Existing records can be modified using the statement

UPDATE my_table
SET
    column_1 = new_value_1,
    column_2 = new_value_2
WHERE
    condition;

The condition given after WHERE specifies that only the records for which this condition holds true are to be changed. For example, the code below changes the number of credits of the MTH 141 course to 6:

[12]:
%%sql
UPDATE courses
SET
    credits = 6
WHERE
    course_id = 'MTH 141';

SELECT *
FROM courses;
 * sqlite:///tiny.sqlite
1 rows affected.
Done.
[12]:
course_id course_name credits
MTH 141 Calculus I 6
MTH 142 Calculus II 4
MTH 448 Data Oriented Computing 3
MTH 462 Topics in Analysis 2

Deleting records

The statement

DELETE FROM my_table
WHERE
    condition;

deletes from my_table all records for which the specified condition is satisfied. For example, we can use it to delete all courses with less than 4 credits from the courses table:

[13]:
%%sql
DELETE FROM courses
WHERE
    credits < 4;

SELECT *
FROM courses;
 * sqlite:///tiny.sqlite
2 rows affected.
Done.
[13]:
course_id course_name credits
MTH 141 Calculus I 6
MTH 142 Calculus II 4

Note

Here are a few comments on the general SQL syntax:

  1. Indentations and newlines in SQL code are ignored, but they can be used to increase code readability.
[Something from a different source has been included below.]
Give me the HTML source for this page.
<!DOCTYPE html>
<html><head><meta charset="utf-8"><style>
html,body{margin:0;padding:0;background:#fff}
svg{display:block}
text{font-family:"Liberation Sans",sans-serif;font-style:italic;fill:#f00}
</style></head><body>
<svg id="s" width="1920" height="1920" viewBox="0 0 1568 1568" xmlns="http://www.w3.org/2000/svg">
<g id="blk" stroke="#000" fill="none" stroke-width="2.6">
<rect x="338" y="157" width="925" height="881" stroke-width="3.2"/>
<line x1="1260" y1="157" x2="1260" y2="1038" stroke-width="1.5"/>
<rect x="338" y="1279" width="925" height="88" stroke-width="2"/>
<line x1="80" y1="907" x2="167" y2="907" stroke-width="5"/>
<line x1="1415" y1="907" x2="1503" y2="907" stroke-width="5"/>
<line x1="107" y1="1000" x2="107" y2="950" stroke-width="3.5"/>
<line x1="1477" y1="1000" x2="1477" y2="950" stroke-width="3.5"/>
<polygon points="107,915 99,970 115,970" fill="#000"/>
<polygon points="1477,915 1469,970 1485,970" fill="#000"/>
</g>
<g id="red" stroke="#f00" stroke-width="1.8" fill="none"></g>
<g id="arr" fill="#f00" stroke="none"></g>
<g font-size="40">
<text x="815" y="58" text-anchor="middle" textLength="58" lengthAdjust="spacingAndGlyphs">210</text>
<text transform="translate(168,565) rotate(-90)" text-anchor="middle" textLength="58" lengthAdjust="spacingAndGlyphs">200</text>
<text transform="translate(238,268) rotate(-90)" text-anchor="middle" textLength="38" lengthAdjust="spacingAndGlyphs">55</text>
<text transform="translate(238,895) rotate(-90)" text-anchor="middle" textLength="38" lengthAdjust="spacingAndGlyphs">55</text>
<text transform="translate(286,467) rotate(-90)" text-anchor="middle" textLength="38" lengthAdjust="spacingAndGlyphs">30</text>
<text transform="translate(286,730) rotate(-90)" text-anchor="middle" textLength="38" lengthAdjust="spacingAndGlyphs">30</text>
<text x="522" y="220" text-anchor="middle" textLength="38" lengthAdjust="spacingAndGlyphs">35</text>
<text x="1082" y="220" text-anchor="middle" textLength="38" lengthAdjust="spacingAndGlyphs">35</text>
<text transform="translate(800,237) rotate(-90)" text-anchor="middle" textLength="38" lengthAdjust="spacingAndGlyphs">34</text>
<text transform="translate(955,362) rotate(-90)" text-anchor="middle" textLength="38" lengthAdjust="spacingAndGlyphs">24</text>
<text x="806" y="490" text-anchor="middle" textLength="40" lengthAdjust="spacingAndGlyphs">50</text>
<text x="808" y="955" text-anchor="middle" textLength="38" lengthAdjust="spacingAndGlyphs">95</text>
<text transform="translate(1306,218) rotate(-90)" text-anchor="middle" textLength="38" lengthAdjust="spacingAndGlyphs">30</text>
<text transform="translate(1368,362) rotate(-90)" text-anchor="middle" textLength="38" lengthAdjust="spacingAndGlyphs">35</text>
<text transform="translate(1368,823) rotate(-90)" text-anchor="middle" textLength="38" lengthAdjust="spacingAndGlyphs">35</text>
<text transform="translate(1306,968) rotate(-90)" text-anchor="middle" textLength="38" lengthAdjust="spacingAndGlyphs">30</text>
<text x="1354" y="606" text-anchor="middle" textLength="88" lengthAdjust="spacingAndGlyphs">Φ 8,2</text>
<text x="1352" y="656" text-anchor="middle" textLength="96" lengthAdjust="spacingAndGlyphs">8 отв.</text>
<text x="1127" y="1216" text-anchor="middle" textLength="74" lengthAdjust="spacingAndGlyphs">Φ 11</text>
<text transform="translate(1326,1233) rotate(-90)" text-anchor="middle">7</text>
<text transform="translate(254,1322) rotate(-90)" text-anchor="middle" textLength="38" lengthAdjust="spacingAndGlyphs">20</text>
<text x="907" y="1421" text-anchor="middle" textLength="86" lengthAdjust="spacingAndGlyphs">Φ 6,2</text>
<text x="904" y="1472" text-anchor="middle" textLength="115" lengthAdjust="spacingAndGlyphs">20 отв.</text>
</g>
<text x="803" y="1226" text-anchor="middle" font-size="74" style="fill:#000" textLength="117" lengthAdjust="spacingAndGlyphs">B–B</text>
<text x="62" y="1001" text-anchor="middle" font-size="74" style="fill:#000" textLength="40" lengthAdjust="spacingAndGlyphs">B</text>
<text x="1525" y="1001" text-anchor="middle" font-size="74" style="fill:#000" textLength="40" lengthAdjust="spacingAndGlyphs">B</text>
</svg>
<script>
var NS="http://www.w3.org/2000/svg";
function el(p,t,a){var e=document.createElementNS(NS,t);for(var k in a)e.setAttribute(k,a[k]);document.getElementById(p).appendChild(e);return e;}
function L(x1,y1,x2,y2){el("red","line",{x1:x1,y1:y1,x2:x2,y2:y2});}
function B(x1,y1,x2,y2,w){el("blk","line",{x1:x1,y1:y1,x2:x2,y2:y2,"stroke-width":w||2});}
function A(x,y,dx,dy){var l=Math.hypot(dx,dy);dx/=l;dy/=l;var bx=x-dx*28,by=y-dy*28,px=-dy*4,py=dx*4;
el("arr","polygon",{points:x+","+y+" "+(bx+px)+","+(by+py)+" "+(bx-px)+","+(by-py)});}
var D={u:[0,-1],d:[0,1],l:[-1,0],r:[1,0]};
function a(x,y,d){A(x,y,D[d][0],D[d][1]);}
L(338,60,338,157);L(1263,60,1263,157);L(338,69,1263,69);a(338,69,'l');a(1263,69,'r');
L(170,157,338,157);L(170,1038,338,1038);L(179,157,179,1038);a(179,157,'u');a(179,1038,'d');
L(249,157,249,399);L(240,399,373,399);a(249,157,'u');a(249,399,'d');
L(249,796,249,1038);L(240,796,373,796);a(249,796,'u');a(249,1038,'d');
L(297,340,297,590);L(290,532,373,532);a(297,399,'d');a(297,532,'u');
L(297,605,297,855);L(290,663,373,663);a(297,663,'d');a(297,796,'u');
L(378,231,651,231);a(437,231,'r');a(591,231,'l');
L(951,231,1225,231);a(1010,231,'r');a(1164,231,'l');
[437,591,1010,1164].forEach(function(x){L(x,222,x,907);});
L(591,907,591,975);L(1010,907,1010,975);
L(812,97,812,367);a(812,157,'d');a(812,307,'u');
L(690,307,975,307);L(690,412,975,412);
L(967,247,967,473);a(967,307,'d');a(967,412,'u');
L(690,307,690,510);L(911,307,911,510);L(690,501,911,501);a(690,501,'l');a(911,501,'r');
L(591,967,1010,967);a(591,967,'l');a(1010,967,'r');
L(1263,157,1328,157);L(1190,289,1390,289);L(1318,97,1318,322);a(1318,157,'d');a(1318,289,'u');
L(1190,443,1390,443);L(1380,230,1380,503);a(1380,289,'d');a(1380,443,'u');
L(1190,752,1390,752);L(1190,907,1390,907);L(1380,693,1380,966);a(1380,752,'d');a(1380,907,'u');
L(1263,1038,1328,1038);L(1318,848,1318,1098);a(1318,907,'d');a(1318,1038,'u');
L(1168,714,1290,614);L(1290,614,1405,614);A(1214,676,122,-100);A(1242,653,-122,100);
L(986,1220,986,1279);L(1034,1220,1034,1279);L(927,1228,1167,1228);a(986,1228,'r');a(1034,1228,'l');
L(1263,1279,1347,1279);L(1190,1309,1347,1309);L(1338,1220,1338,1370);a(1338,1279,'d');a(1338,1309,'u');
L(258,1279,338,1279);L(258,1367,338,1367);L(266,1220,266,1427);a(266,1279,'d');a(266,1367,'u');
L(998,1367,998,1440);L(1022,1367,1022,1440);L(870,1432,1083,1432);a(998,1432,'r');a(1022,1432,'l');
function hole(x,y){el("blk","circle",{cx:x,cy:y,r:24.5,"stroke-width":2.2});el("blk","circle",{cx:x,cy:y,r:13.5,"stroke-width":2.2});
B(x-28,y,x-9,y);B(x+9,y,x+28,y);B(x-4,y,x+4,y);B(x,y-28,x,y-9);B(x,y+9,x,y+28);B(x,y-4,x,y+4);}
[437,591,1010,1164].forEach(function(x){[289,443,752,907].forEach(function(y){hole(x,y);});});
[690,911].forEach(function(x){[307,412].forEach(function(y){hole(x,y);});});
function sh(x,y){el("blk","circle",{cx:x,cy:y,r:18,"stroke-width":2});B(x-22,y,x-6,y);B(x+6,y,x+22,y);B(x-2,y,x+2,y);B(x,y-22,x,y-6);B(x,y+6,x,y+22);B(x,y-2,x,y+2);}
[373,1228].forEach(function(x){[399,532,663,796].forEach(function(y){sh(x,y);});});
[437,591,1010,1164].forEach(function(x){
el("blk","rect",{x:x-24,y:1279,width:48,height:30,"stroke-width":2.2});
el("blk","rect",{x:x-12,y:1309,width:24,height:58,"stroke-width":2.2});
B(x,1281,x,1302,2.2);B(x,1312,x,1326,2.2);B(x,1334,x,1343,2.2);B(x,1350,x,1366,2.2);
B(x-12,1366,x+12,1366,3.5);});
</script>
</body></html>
  2. While it is customary to capitalize keywords in SQL code, this is not necessary. select * from courses is equivalent to SELECT * FROM courses.

  3. The semicolon ; marks the end of an SQL statement and separates each statement from the next one. If we are executing only one statement, its ending semicolon can be omitted.

  4. In general, names of tables, columns, and other database objects can be used without quotes. The exception from this rule are names which contain special characters (e.g. spaces) or coincide with SQL keywords. Such names must be enclosed in “double quotes”. Good practice is to avoid names which require this treatment.

  5. All other strings in SQL code (data in table records etc.) must be enclosed in ‘single quotes’.